New super tax changes will hurt the injured
8th Apr 2013
“The catastrophically injured and their carers are having their futures thrown into doubt after the federal government announced changes to superannuation laws on Friday that are likely to mean that their compensation payments will run out early,” the Australian Lawyers Alliance said today
ALA National President, Tony Kerin, said the ALA was concerned that the new laws, designed to tax Australia’s most wealthy in order to help pay for incoming National Disability Insurance Scheme and Gonski education reforms, would ironically tax some of Australia’s most disabled people.
“This is a matter of robbing Peter to pay Paul and it makes absolutely no sense,” Australian Lawyers Alliance National President, Anthony Kerin, said.

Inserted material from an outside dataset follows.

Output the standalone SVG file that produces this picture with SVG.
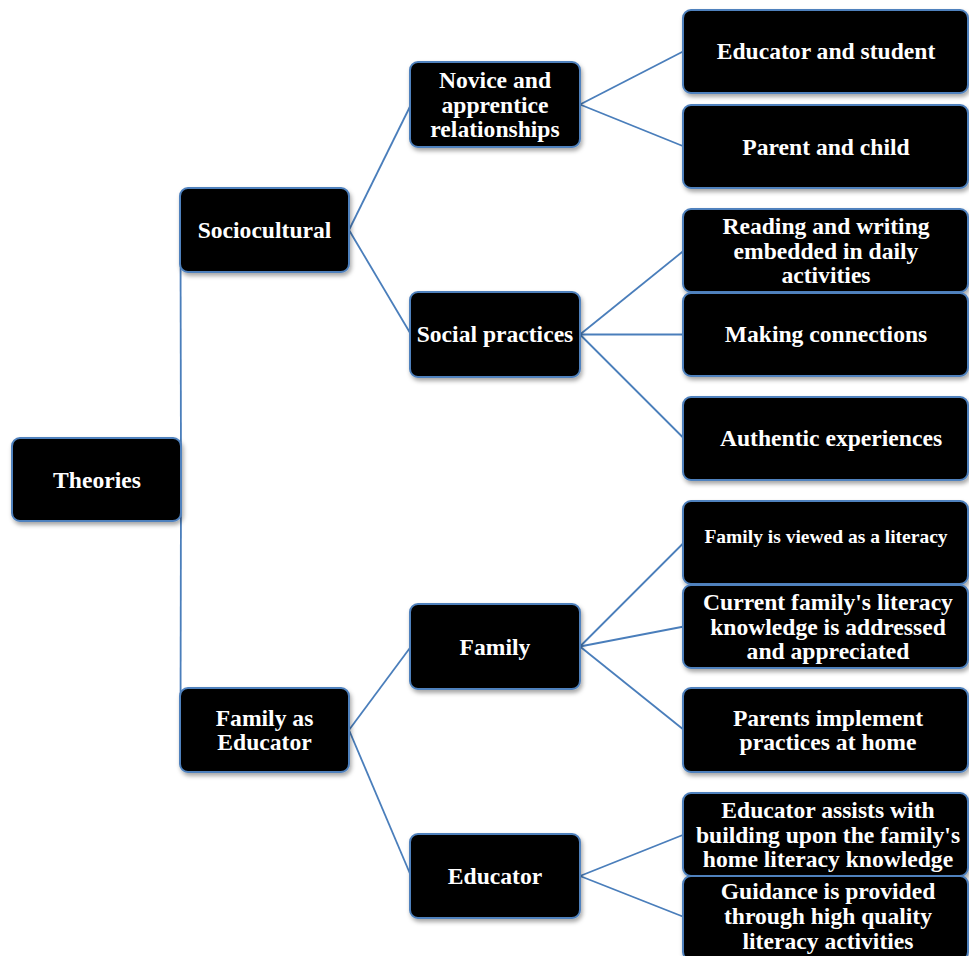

“From 1 July 2014, earnings above $100,000 pa on superannuation assets supporting income streams will be taxed at 15%. This will include catastrophically injured people, whose injuries mean that they will never work again, and who will now have to pay tax on their invested compensation money,” Mr Kerin said.

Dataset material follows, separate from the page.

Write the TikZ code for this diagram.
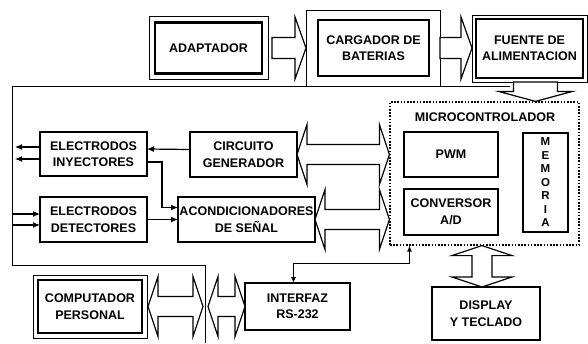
\documentclass[tikz,border=0pt]{standalone}
\usepackage{fontspec}
\setmainfont{Liberation Sans}
\usetikzlibrary{arrows.meta,calc}

% double headed block arrows (horizontal / vertical)
\newcommand{\hbiarrow}[2]{%
  \draw[blockarrow] let \p1=#1, \p2=#2 in
    (\x1,\y1) -- (\x1+10pt,\y1+30pt) -- (\x1+10pt,\y1+10pt) -- (\x2-10pt,\y1+10pt)
    -- (\x2-10pt,\y1+30pt) -- (\x2,\y1) -- (\x2-10pt,\y1-30pt) -- (\x2-10pt,\y1-10pt)
    -- (\x1+10pt,\y1-10pt) -- (\x1+10pt,\y1-30pt) -- cycle;}
\newcommand{\vbiarrow}[2]{%
  \draw[blockarrow] let \p1=#1, \p2=#2 in
    (\x1,\y1) -- (\x1+30pt,\y1-10pt) -- (\x1+10pt,\y1-10pt) -- (\x1+10pt,\y2+10pt)
    -- (\x1+30pt,\y2+10pt) -- (\x1,\y2) -- (\x1-30pt,\y2+10pt) -- (\x1-10pt,\y2+10pt)
    -- (\x1-10pt,\y1-10pt) -- (\x1-30pt,\y1-10pt) -- cycle;}
\newcommand{\rblockarrow}[2]{%
  \draw[blockarrow] let \p1=#1, \p2=#2 in
    (\x1,\y1+10.5pt) -- (\x2-11pt,\y1+10.5pt) -- (\x2-11pt,\y1+31pt) -- (\x2,\y1)
    -- (\x2-11pt,\y1-31pt) -- (\x2-11pt,\y1-10.5pt) -- (\x1,\y1-10.5pt) -- cycle;}

\tikzset{
  box/.style={draw, line width=1.2pt, align=center, inner sep=1pt, outer sep=0pt,
    font=\bfseries\fontsize{12.5}{16.5}\selectfont},
  heavybox/.style={box, line width=2.6pt},
  blockarrow/.style={draw, fill=white, line width=1.2pt, line join=miter},
  sig/.style={line width=1.2pt, -{Latex[length=7pt,width=6pt]}},
}

\begin{document}
\begin{tikzpicture}[x=1pt,y=-1pt]
  \useasboundingbox (0,0) rectangle (588,343);

  % outer frame of the board
  \coordinate (cut) at (205,265);
  \coordinate (cutl) at (203,265);
  \coordinate (cutr) at (208,265);
  \draw[line width=0.9pt] (510,86) -- (12,86) -- (12,265) -- (cut) -- (205,343);

  % power chain
  \node[heavybox, minimum width=107pt, minimum height=51pt] (adapt) at (208.5,48) {ADAPTADOR};
  \node[heavybox, minimum width=111pt, minimum height=56pt] (carg) at (373.5,48) {CARGADOR DE\\BATERIAS};
  \node[box, line width=1.6pt, minimum width=107pt, minimum height=59pt] (fuente) at (529.5,48.5) {FUENTE DE\\ALIMENTACION};
  \draw[line width=0.9pt] ([shift={(-6pt,6pt)}]adapt.north west) rectangle ([shift={(6pt,-6pt)}]adapt.south east);
  \draw[line width=0.9pt] ([shift={(-12pt,10pt)}]carg.north west) rectangle ([shift={(11pt,-10pt)}]carg.south east);
  \draw[line width=0.9pt] ([shift={(-4pt,4pt)}]fuente.north west) rectangle ([shift={(4pt,-4pt)}]fuente.south east);

  % microcontroller
  \node[draw, line width=1.2pt, dash pattern=on 1.6pt off 1.6pt, minimum width=189pt, minimum height=143pt] (mcu) at (484.5,173.5) {};
  \node[font=\bfseries\fontsize{12.5}{16.5}\selectfont] (mcutitle) at (485,117) {MICROCONTROLADOR};
  \node[box, minimum width=94pt, minimum height=45pt] (pwm) at (451,154.5) {PWM};
  \node[box, minimum width=94pt, minimum height=46pt] (ad) at (451,212) {CONVERSOR\\A/D};
  \node[box, minimum width=45pt, minimum height=99pt, font=\bfseries\fontsize{11.5}{13.5}\selectfont] (mem) at (545.5,182.5) {M\\E\\M\\O\\R\\I\\A};

  % analog part
  \node[box, minimum width=107pt, minimum height=45pt] (gen) at (243.5,154.5) {CIRCUITO\\GENERADOR};
  \node[box, minimum width=137pt, minimum height=45pt] (acond) at (246.5,219.5) {ACONDICIONADORES\\DE SEÑAL};
  \node[box, minimum width=107pt, minimum height=44pt] (iny) at (93.5,154) {ELECTRODOS\\INYECTORES};
  \node[box, minimum width=107pt, minimum height=45pt] (det) at (93.5,219.5) {ELECTRODOS\\DETECTORES};

  % outside world
  \node[heavybox, minimum width=104pt, minimum height=53pt] (pc) at (90,306.5) {COMPUTADOR\\PERSONAL};
  \draw[line width=0.9pt] ([shift={(-5pt,5pt)}]pc.north west) rectangle ([shift={(5pt,-5pt)}]pc.south east);
  \node[box, minimum width=105pt, minimum height=47pt] (rs) at (297.5,306.5) {INTERFAZ\\RS-232};
  \node[box, minimum width=108pt, minimum height=53pt] (disp) at (486,313.5) {DISPLAY\\Y TECLADO};

  % free ends of the electrode leads
  \coordinate (out1) at (15,147);
  \coordinate (out2) at (15,159);
  \coordinate (in1) at (12,214);
  \coordinate (in2) at (12,225);

  % signal lines
  \draw[sig] ([yshift=5pt]gen.west) -- ([yshift=5pt]iny.east);
  \draw[sig] (iny.west |- out1) -- (out1);
  \draw[sig] (iny.west |- out2) -- (out2);
  \draw[sig] ([yshift=-8pt]iny.east) -- ++(15,0) |- ([yshift=12pt]acond.west);
  \draw[sig] (det.east) -- (det.east -| acond.west);
  \draw[sig] (in1) -- (in1 -| det.west);
  \draw[sig] (in2) -- (in2 -| det.west);
  \draw[line width=1pt, {Latex[length=6pt,width=5pt]}-{Latex[length=6pt,width=5pt]}]
    ([xshift=-4pt]rs.north) -- ++(0,-20) -| ([xshift=-75pt]mcu.south);

  % block arrows
  \rblockarrow{([xshift=10pt]adapt.east)}{([xshift=-12pt]carg.west)}
  \rblockarrow{([xshift=11pt]carg.east)}{([xshift=-4pt]fuente.west)}
  \draw[blockarrow] let \p1=([xshift=6pt]fuente.south), \p2=(mcu.north) in
    (\x1-22pt,\y1-4pt) -- (\x1-22pt,\y2+10pt) -- (\x1-37pt,\y2+10pt) -- (\x1,\y2)
    -- (\x1+37pt,\y2+10pt) -- (\x1+22pt,\y2+10pt) -- (\x1+22pt,\y1-4pt) -- cycle;
  \hbiarrow{(gen.east)}{(mcu.west |- gen.east)}
  \hbiarrow{(acond.east)}{(mcu.west |- acond.east)}
  \hbiarrow{([xshift=6pt]pc.east)}{(cutl |- pc.east)}
  \hbiarrow{(cutr |- rs.west)}{(rs.west)}
  \coordinate (dtop) at ([xshift=-4pt]disp.north);
  \vbiarrow{(dtop |- mcu.south)}{(dtop)}
\end{tikzpicture}
\end{document}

“The very seriously disabled, such as children with birth injuries and people with brain injuries, almost always hold their compensation money in allocated pensions. Every dollar is needed to meet their future care and other costs.

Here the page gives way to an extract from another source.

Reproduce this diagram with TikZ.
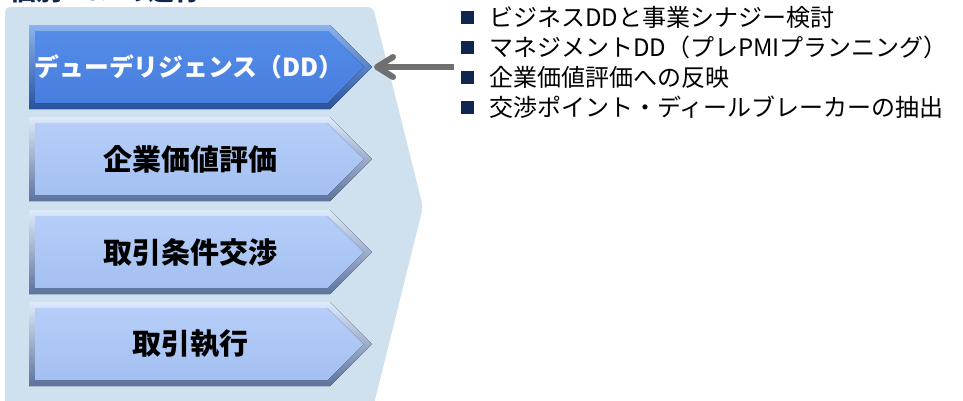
\documentclass[tikz,border=0pt]{standalone}
\usepackage{fontspec}
\newfontfamily\jp{Noto Sans CJK JP}
\usetikzlibrary{arrows.meta}
\definecolor{bgblue}{RGB}{207,224,239}
\definecolor{navy}{RGB}{16,38,80}
\definecolor{arrgray}{RGB}{112,112,112}
\definecolor{lbTop}{RGB}{222,234,252}
\definecolor{lbBot}{RGB}{92,114,156}
\definecolor{lfTop}{RGB}{182,206,248}
\definecolor{lfBot}{RGB}{164,192,242}
\definecolor{dbTop}{RGB}{140,178,240}
\definecolor{dbBot}{RGB}{40,82,158}
\definecolor{dfTop}{RGB}{84,140,232}
\definecolor{dfBot}{RGB}{72,126,222}
\tikzset{
  boxtext/.style={font=\jp\bfseries\fontsize{29}{32}\selectfont, inner sep=0pt},
  bultext/.style={font=\jp\fontsize{24}{28}\selectfont, anchor=west, inner sep=0pt},
  sq/.style={fill=navy, minimum size=13pt, inner sep=0pt},
  arr/.style={draw=arrgray, line width=6pt, -{Straight Barb[length=16pt,width=20pt,round]}},
}
\newcommand\mychev[5]{%
  \fill[top color=#2,bottom color=#3] (29,#1) -- (330,#1) -- (372,#1+42) -- (330,#1+84) -- (29,#1+84) -- cycle;
  \fill[top color=#4,bottom color=#5] (35,#1+6) -- (327.5,#1+6) -- (363.5,#1+42) -- (327.5,#1+78) -- (35,#1+78) -- cycle;
}
\begin{document}
\begin{tikzpicture}[x=1pt,y=-1pt]
\useasboundingbox (0,0) rectangle (963,400);
% title (cut off at top)
\node[font=\jp\bfseries\fontsize{26}{28}\selectfont, text=navy, anchor=base west, inner sep=0pt] (title) at (10,0) {個別M\&Aの遂行};
% background pentagon
\fill[bgblue, rounded corners=5pt] (5,420) -- (5,7) -- (373,7) -- (423,207) [sharp corners] -- (370,420) -- cycle;
% chevrons
\mychev{25}{dbTop}{dbBot}{dfTop}{dfBot}
\mychev{117}{lbTop}{lbBot}{lfTop}{lfBot}
\mychev{210}{lbTop}{lbBot}{lfTop}{lfBot}
\mychev{302}{lbTop}{lbBot}{lfTop}{lfBot}
\node[boxtext, text=white, font=\jp\bfseries\fontsize{24.8}{30}\selectfont] (dd) at (189,67) {デューデリジェンス（DD）};
\node[boxtext] (val) at (190,159) {企業価値評価};
\node[boxtext] (neg) at (190,252) {取引条件交渉};
\node[boxtext] (exe) at (190,344) {取引執行};
% arrow
\coordinate (tip1) at (374,67);
\coordinate (astart) at (454,67);
\draw[arr] (astart) -- (tip1);
% bullets
\node[sq] (s1) at (467,17) {};
\node[sq] (s2) at (467,47) {};
\node[sq] (s3) at (467,77) {};
\node[sq] (s4) at (467,107) {};
\node[bultext] (t1) at (489,17) {ビジネスDDと事業シナジー検討};
\node[bultext] (t2) at (489,47) {マネジメントDD（プレPMIプランニング）};
\node[bultext] (t3) at (489,77) {企業価値評価への反映};
\node[bultext] (t4) at (489,107) {交渉ポイント・ディールブレーカーの抽出};
\end{tikzpicture}
\end{document}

"This new tax will mean they will likely have to go without some of their care and support or that their money will run out before their life expectancy,” he said.
Mr Kerin said it was enough that these people had to deal with life-changing serious permanent injuries without adding to their financial burdens.
“Given the government is introducing new taxes to help fund the NDIS, taxing the most disabled and vulnerable in our society, who are trying to support their own care needs using their compensation payment, is not helpful. It certainly will not make their lives ‘fairer and more sustainable’ as the government has suggested the measures will do.
"The ALA calls on the government to review the impact that its new laws will place on those with serious injuries and take measures to exempt these people’s compensation payments from this new tax if it is to proceed,” Mr Kerin said.